Whatever improvements we implemented, we have not affected a result that allows us to challenge these findings...even thirty years later. During those same years, the numbers of students entering our schools who spoke languages other than English rose and programs needed to be developed to help them learn the language while learning our curriculum. Unemployment rose. Banks collapsed. Detroit fell. The technology bubble grew and popped. Families became more mobile. The world became flat. Poverty levels rose. Research invited us to create inclusive environments in which all children were welcomed and would achieve the same outcomes...to be college and career ready. Our challenges rose and our results stayed about the same. That took hard work. But, it is not enough.

So if in 1983 we weren’t meeting the mark and were slipping toward mediocrity...it is not a surprise that two educational systems have grown side by side. Schools in communities that maintained economic success then and enjoy it now are afforded distinct advantages. And although schools in areas in which poverty exist received state and federal government funding in an attempt to level the playing field, has it been leveled?

Where are we now? Public schools do a tremendous amount of good work. There is a lot of work yet to be done. Having national standards doesn’t seem like a bad idea although strict constructionists object. With mobility being what it is, more children move between district and state lines than ever before. Isn’t it a good thing for them to meet the same expectations no matter where they receive their public education in this country? If the Common Core can unify public education’s expectation for standards of performance, why would that be a bad thing, especially since the standards only address English language arts and math? Education watchers may think people are opposing the Common Core because they require the system to work harder. They ask questions like Bruni: Aren’t aspects of schools supposed to be relatively mirthless? Isn’t stress an acceptable byproduct of reaching higher and digging deeper? Aren’t certain fixed judgments inevitable? And isn’t mettle established through hard work?
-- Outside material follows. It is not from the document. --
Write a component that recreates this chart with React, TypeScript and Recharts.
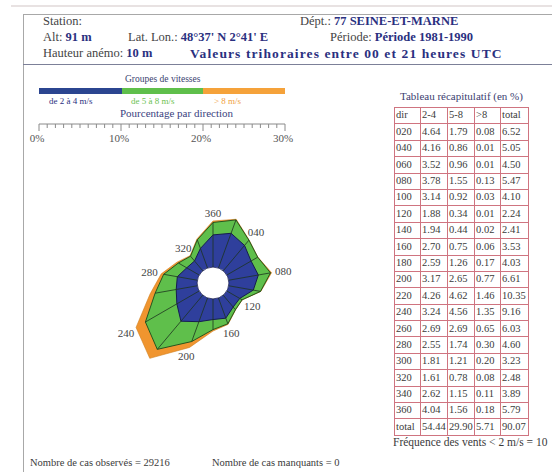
import React from "react";
import { RadarChart, PolarAngleAxis, PolarRadiusAxis, Radar, LineChart, XAxis } from "recharts";

const DIRECTIONS = ["020", "040", "060", "080", "100", "120", "140", "160", "180", "200", "220", "240", "260", "280", "300", "320", "340", "360"];
const SPEED_2_4 = [4.64, 4.16, 3.52, 3.78, 3.14, 1.88, 1.94, 2.7, 2.59, 3.17, 4.26, 3.24, 2.69, 2.55, 1.81, 1.61, 2.62, 4.04];
const SPEED_5_8 = [1.79, 0.86, 0.96, 1.55, 0.92, 0.34, 0.44, 0.75, 1.26, 2.65, 4.62, 4.56, 2.69, 1.74, 1.21, 0.78, 1.15, 1.56];
const SPEED_GT_8 = [0.08, 0.01, 0.01, 0.13, 0.03, 0.01, 0.02, 0.06, 0.17, 0.77, 1.46, 1.35, 0.65, 0.3, 0.2, 0.08, 0.11, 0.18];
const TOTALS = [6.52, 5.05, 4.5, 5.47, 4.1, 2.24, 2.41, 3.53, 4.03, 6.61, 10.35, 9.16, 6.03, 4.6, 3.23, 2.48, 3.89, 5.79];
const COLUMN_TOTALS = [54.44, 29.9, 5.71, 90.07];
const TABLE_HEADERS = ["dir", "2-4", "5-8", ">8", "total"];
const LABELED_DIRS = ["360", "040", "080", "120", "160", "200", "240", "280", "320"];
const RULER_TICKS = [0, 1, 2, 3, 4, 5, 6, 7, 8, 9, 10, 11, 12, 13, 14, 15, 16, 17, 18, 19, 20, 21, 22, 23, 24, 25, 26, 27, 28, 29, 30];

const BLUE = "#2f3f9c";
const GREEN = "#5fbf4b";
const ORANGE = "#f0952f";
const NAVY = "#2a3080";
const SERIF = "Liberation Serif, DejaVu Serif, serif";

// px per % is 8.2, hole radius 13px -> domain offset
const HOLE_PCT = 1.585;
const MAX_PCT = 12.4;
const OUTER_R = (MAX_PCT + HOLE_PCT) * 8.2;

const roseData = DIRECTIONS.map((dir, i) => ({
  dir,
  inner: SPEED_2_4[i],
  mid: SPEED_2_4[i] + SPEED_5_8[i],
  outer: TOTALS[i],
  hole: 0,
}));

const rulerData = RULER_TICKS.map((pct) => ({ pct }));

const Spokes = (props: any) => {
  const pts = props.points || [];
  return (
    <g>
      {pts.map((p: any, i: number) => (
        <line key={i} x1={p.cx} y1={p.cy} x2={p.x} y2={p.y} stroke="#1d3320" strokeWidth={0.8} />
      ))}
    </g>
  );
};

const Hole = (props: any) => {
  const pts = props.points || [];
  if (!pts.length) return null;
  const p = pts[0];
  return <circle cx={p.cx} cy={p.cy} r={p.radius} fill="#fff" stroke="#1a1f55" strokeWidth={0.8} />;
};

const DirLabels = (props: any) => {
  const pts = props.points || [];
  return (
    <g>
      {pts
        .filter((p: any) => LABELED_DIRS.includes(p.payload.dir))
        .map((p: any) => {
          const a = (p.angle * Math.PI) / 180;
          const ux = Math.cos(a);
          const uy = -Math.sin(a);
          const r = p.radius + 8 + 4 * Math.abs(ux);
          return (
            <text
              key={p.payload.dir}
              x={p.cx + r * ux}
              y={p.cy + r * uy}
              textAnchor="middle"
              dominantBaseline="central"
              fontSize={11}
              fontFamily={SERIF}
              fill="#444"
            >
              {p.payload.dir}
            </text>
          );
        })}
    </g>
  );
};

const RulerTick = (props: any) => {
  const { x, y, payload } = props;
  const major = payload.value % 10 === 0;
  return (
    <g>
      <line x1={x} y1={y} x2={x} y2={y + (major ? 7 : 4)} stroke="#8a8a8a" strokeWidth={1} />
      {major && (
        <text x={x - 2} y={y + 18} textAnchor="middle" fontSize={11} fontFamily={SERIF} fill="#555">
          {payload.value}%
        </text>
      )}
    </g>
  );
};

const txt = (left: number, top: number, size: number, color: string, content: React.ReactNode, bold = false, spacing = 0) => (
  <div
    style={{
      position: "absolute",
      left,
      top,
      fontSize: size,
      color,
      fontWeight: bold ? "bold" : "normal",
      whiteSpace: "nowrap",
      lineHeight: 1,
      letterSpacing: spacing,
    }}
  >
    {content}
  </div>
);

export default function App() {
  const b = (s: string) => <b style={{ color: NAVY }}>{s}</b>;
  return (
    <div style={{ position: "absolute", left: 0, top: 0, width: 552, height: 472, background: "#fff", overflow: "hidden", fontFamily: SERIF }}>
      <div style={{ position: "absolute", left: 11, top: 5, width: 541, height: 2, background: "#e8e2e2" }} />
      <div style={{ position: "absolute", left: 23, top: 14, width: 600, height: 500, borderLeft: "1px solid #a8a8a8", borderTop: "1px solid #a8a8a8" }} />
      <div style={{ position: "absolute", left: 23, top: 64, width: 540, height: 1, background: "#7c8098" }} />

      {txt(43, 15, 12.5, "#444", "Station:")}
      {txt(300, 15, 12.5, "#444", <>Dépt.: {b("77  SEINE-ET-MARNE")}</>)}
      {txt(43, 31, 12.5, "#444", <>Alt: {b("91 m")}</>)}
      {txt(128, 31, 12.5, "#444", <>Lat. Lon.: {b("48°37' N  2°41' E")}</>)}
      {txt(330, 31, 12.5, "#444", <>Période: {b("Période 1981-1990")}</>)}
      {txt(43, 47, 12.5, "#444", <>Hauteur anémo: {b("10 m")}</>)}
      {txt(190, 47, 13.5, NAVY, "Valeurs trihoraires entre 00 et 21 heures UTC", true, 1.1)}

      {txt(125, 75, 9.5, "#3a3f70", "Groupes de vitesses")}
      <div style={{ position: "absolute", left: 39, top: 88, width: 83, height: 6, background: "#2b4590" }} />
      <div style={{ position: "absolute", left: 122, top: 88, width: 81, height: 6, background: GREEN }} />
      <div style={{ position: "absolute", left: 203, top: 88, width: 82, height: 6, background: "#f5a23a" }} />
      {txt(49, 97, 9, NAVY, "de 2 à 4 m/s")}
      {txt(131, 97, 9, "#6cbf50", "de 5 à 8 m/s")}
      {txt(214, 97, 9, "#f0a040", "> 8 m/s")}
      {txt(120, 108, 11, "#3a3f80", "Pourcentage par direction")}

      <div style={{ position: "absolute", left: 20, top: 109 }}>
        <LineChart width={280} height={45} data={rulerData} margin={{ top: 0, right: 15, bottom: 0, left: 19 }}>
          <XAxis
            type="number"
            dataKey="pct"
            domain={[0, 30]}
            allowDataOverflow
            ticks={RULER_TICKS}
            interval={0}
            height={30}
            tickSize={0}
            tickMargin={0}
            tickLine={false}
            axisLine={{ stroke: "#8a8a8a" }}
            tick={<RulerTick />}
          />
        </LineChart>
      </div>

      <div style={{ position: "absolute", left: 83, top: 153 }}>
        <RadarChart
          width={260}
          height={260}
          cx={130}
          cy={130}
          outerRadius={OUTER_R}
          startAngle={70}
          endAngle={-290}
          data={roseData}
          margin={{ top: 0, right: 0, bottom: 0, left: 0 }}
        >
          <PolarAngleAxis dataKey="dir" tick={false} axisLine={false} tickLine={false} />
          <PolarRadiusAxis type="number" domain={[-HOLE_PCT, MAX_PCT]} allowDataOverflow tick={false} axisLine={false} />
          <Radar dataKey="outer" fill={ORANGE} fillOpacity={1} stroke="#d0801f" strokeWidth={0.6} isAnimationActive={false} />
          <Radar dataKey="mid" fill={GREEN} fillOpacity={1} stroke="#24561f" strokeWidth={1} isAnimationActive={false} />
          <Radar dataKey="inner" fill={BLUE} fillOpacity={1} stroke="#161c50" strokeWidth={1} isAnimationActive={false} />
          <Radar dataKey="mid" shape={<Spokes />} isAnimationActive={false} />
          <Radar dataKey="hole" shape={<Hole />} isAnimationActive={false} />
          <Radar dataKey="outer" shape={<DirLabels />} isAnimationActive={false} />
        </RadarChart>
      </div>

      {txt(400, 91, 11, "#3c4070", "Tableau récapitulatif (en %)")}
      <table
        style={{
          position: "absolute",
          left: 394,
          top: 107,
          width: 134,
          borderCollapse: "collapse",
          tableLayout: "fixed",
          fontSize: 10.5,
          color: "#3a3a3a",
        }}
      >
        <colgroup>
          <col style={{ width: 26 }} />
          <col style={{ width: 27 }} />
          <col style={{ width: 27 }} />
          <col style={{ width: 26 }} />
          <col style={{ width: 28 }} />
        </colgroup>
        <tbody>
          {[TABLE_HEADERS, ...DIRECTIONS.map((d, i) => [d, SPEED_2_4[i].toFixed(2), SPEED_5_8[i].toFixed(2), SPEED_GT_8[i].toFixed(2), TOTALS[i].toFixed(2)]), ["total", ...COLUMN_TOTALS.map((v) => v.toFixed(2))]].map(
            (row, ri) => (
              <tr key={ri} style={{ height: 16.4 }}>
                {row.map((c, ci) => (
                  <td key={ci} style={{ border: "1px solid #cf7480", padding: "0 1px", lineHeight: 1, whiteSpace: "nowrap", overflow: "hidden" }}>
                    {c}
                  </td>
                ))}
              </tr>
            )
          )}
        </tbody>
      </table>
      {txt(393, 437, 11.5, "#3a3a3a", "Fréquence des vents < 2 m/s = 10")}

      {txt(30, 458, 10.5, "#3a3a3a", "Nombre de cas observés = 29216")}
      {txt(212, 458, 10.5, "#3a3a3a", "Nombre de cas manquants = 0")}
    </div>
  );
}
We say resoundingly NO! That is a description of the antithesis of a learning environment. Learning should be joyful, even if hard work is required. If stress is not healthy for adults, how can it be beneficial for our learners? And, as for fixed judgments, they lock us in, prevent us from growing and changing, and often times, they are simply wrong, based on someone else’s limited view of the world and of each of us. Shame on those who render fixed judgments on the little ones, who create boxes in which they learn, not to read, but that they are inadequate.

So we come to a place where the fight is misdirected. We cannot ignore everything we know about child development. We cannot expect children to grow up successfully in spite of us. Schools need to be places in which children are encouraged and challenged to become excited, engaged learners. Giving students time to ‘grapple’ with increasingly challenging text as teachers provide support and guidance is not a bad thing. Giving students opportunities to make sense of text, understand applications of mathematical thinking, and the interdisciplinary nature of previously separate subjects all makes sense. Using the current technologies in order to work with the information students are seeking and working with is essential. How that looks in rural South Dakota as opposed to urban New York is yet to be worked out.
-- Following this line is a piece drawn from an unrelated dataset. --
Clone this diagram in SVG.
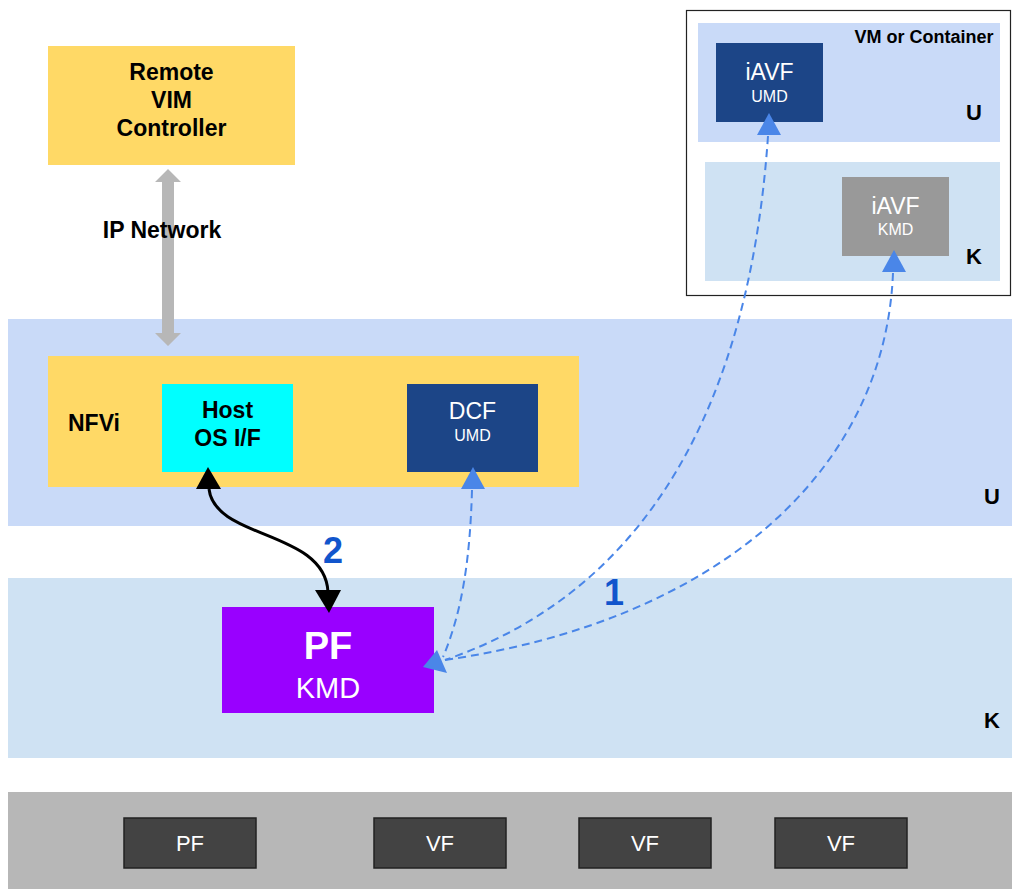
<svg xmlns="http://www.w3.org/2000/svg" width="1012" height="889" viewBox="0 0 1012 889">
<style>
text{font-family:"Liberation Sans",Arial,sans-serif;text-anchor:middle}
.b{font-weight:bold;fill:#000}
.w{fill:#fff}
.num{font-weight:bold;fill:#1155cc;font-size:36px}
.dash{fill:none;stroke:#4a86e8;stroke-width:2;stroke-dasharray:8 5}
.bh{fill:#4a86e8}
.hw{fill:#434343;stroke:#222;stroke-width:1.5}
</style>
<rect width="1012" height="889" fill="#fff"/>
<g id="bands">
<rect x="8" y="319" width="1004" height="207" fill="#c9daf8"/>
<rect x="8" y="578" width="1004" height="180" fill="#cfe2f3"/>
<rect x="8" y="792" width="1004" height="97" fill="#b7b7b7"/>
<text class="b" x="992" y="504" font-size="22">U</text>
<text class="b" x="992" y="728" font-size="22">K</text>
</g>
<g id="vm-container">
<rect x="686.5" y="10.5" width="324" height="285" fill="#fff" stroke="#222" stroke-width="1.2"/>
<rect x="698" y="23" width="302" height="119" fill="#c9daf8"/>
<rect x="705" y="162" width="295" height="119" fill="#cfe2f3"/>
<text class="b" x="924" y="43" font-size="18">VM or Container</text>
<text class="b" x="974" y="120" font-size="22">U</text>
<text class="b" x="974" y="264" font-size="22">K</text>
</g>
<g id="iavf-umd">
<rect x="716" y="43" width="107" height="79" fill="#1c4587"/>
<text class="w" x="769.5" y="80" font-size="23">iAVF</text>
<text class="w" x="769.5" y="102" font-size="16">UMD</text>
</g>
<g id="iavf-kmd">
<rect x="842" y="177" width="107" height="79" fill="#999999"/>
<text class="w" x="895.5" y="214" font-size="23">iAVF</text>
<text class="w" x="895.5" y="235" font-size="16">KMD</text>
</g>
<g id="remote-vim">
<rect x="48" y="46" width="247" height="119" fill="#ffd966"/>
<text class="b" x="171.5" y="80" font-size="23">Remote</text>
<text class="b" x="171.5" y="108" font-size="23">VIM</text>
<text class="b" x="171.5" y="136" font-size="23">Controller</text>
</g>
<g id="nfvi">
<rect x="48" y="356" width="531" height="131" fill="#ffd966"/>
<text class="b" x="94" y="431" font-size="23">NFVi</text>
</g>
<g id="host-os">
<rect x="162" y="384" width="131" height="88" fill="#00ffff"/>
<text class="b" x="227.5" y="418" font-size="23">Host</text>
<text class="b" x="227.5" y="446" font-size="23">OS I/F</text>
</g>
<g id="dcf">
<rect x="407" y="384" width="131" height="88" fill="#1c4587"/>
<text class="w" x="472.5" y="419" font-size="23">DCF</text>
<text class="w" x="472.5" y="441" font-size="16">UMD</text>
</g>
<g id="pf-kmd">
<rect x="222" y="607" width="212" height="106" fill="#9900ff"/>
<text class="w" x="328" y="659" font-size="38" font-weight="bold">PF</text>
<text class="w" x="328" y="698" font-size="29">KMD</text>
</g>
<g id="hw-pf"><rect class="hw" x="124" y="818" width="132" height="50"/><text class="w" x="190" y="851" font-size="22">PF</text></g>
<g id="hw-vf1"><rect class="hw" x="374" y="818" width="132" height="50"/><text class="w" x="440" y="851" font-size="22">VF</text></g>
<g id="hw-vf2"><rect class="hw" x="579" y="818" width="132" height="50"/><text class="w" x="645" y="851" font-size="22">VF</text></g>
<g id="hw-vf3"><rect class="hw" x="775" y="818" width="132" height="50"/><text class="w" x="841" y="851" font-size="22">VF</text></g>
<g id="connectors">
<polygon fill="#b7b7b7" points="168,169 181,182 174,182 174,333 181,333 168,346 155,333 162,333 162,182 155,182"/>
<text class="b" x="162" y="238" font-size="23">IP Network</text>
<path d="M209 489 C215 540 325 530 328 592" fill="none" stroke="#000" stroke-width="3"/>
<polygon fill="#000" points="208,467 221,489 196,489"/>
<polygon fill="#000" points="329,613 315,590 341,590"/>
<path class="dash" d="M472 490 C470 560 462 612 443 657"/>
<path class="dash" d="M768 136 C750 400 650 590 445 660"/>
<path class="dash" d="M893 273 C885 470 720 620 445 660"/>
<polygon class="bh" points="473,467 485,489 461,489"/>
<polygon class="bh" points="769,113 781,135 757,135"/>
<polygon class="bh" points="894,250 906,272 882,272"/>
<polygon class="bh" points="423,667 437,650 447,673"/>
<text class="num" x="333" y="563">2</text>
<text class="num" x="614" y="605">1</text>
</g>
</svg>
No matter what side you are on, for the Common Core or against it, you are paying attention. For the first item in a long time, this controversy is making education a public concern again. That attention has called more people into the conversation about the education of our students. That is a good thing! While engaging the struggle and determining local value and needed changes whatever they may be, we must remain focused on what we know best. Children need to be given safe places to learn even the most difficult lessons. On November 17th we wrote about Resilience and Schools in which we said, “How we meet adversity depends upon our lives as children.” We can help children learn resilience by providing the building blocks to help them work their way out of difficult and challenging learning and life situations. If parents, and if we, are coddling children, that is not necessarily a good thing. But to ignore the need for safe and nurturing environments in which children can garner courage and a willingness to take learning risks is to ask children to grow up without our guidance.

While the Common Core battle rages, we can insure something just as important for our students. No matter the standards or the methods used, if we continue to build and maintain environments in which children can learn how to face adversity and work their way through it, we will be giving them a lifelong skill. And, Mr. Bruni, in addition to all of the academics children learn in school, this is another contribution toward their successful and meaningful life.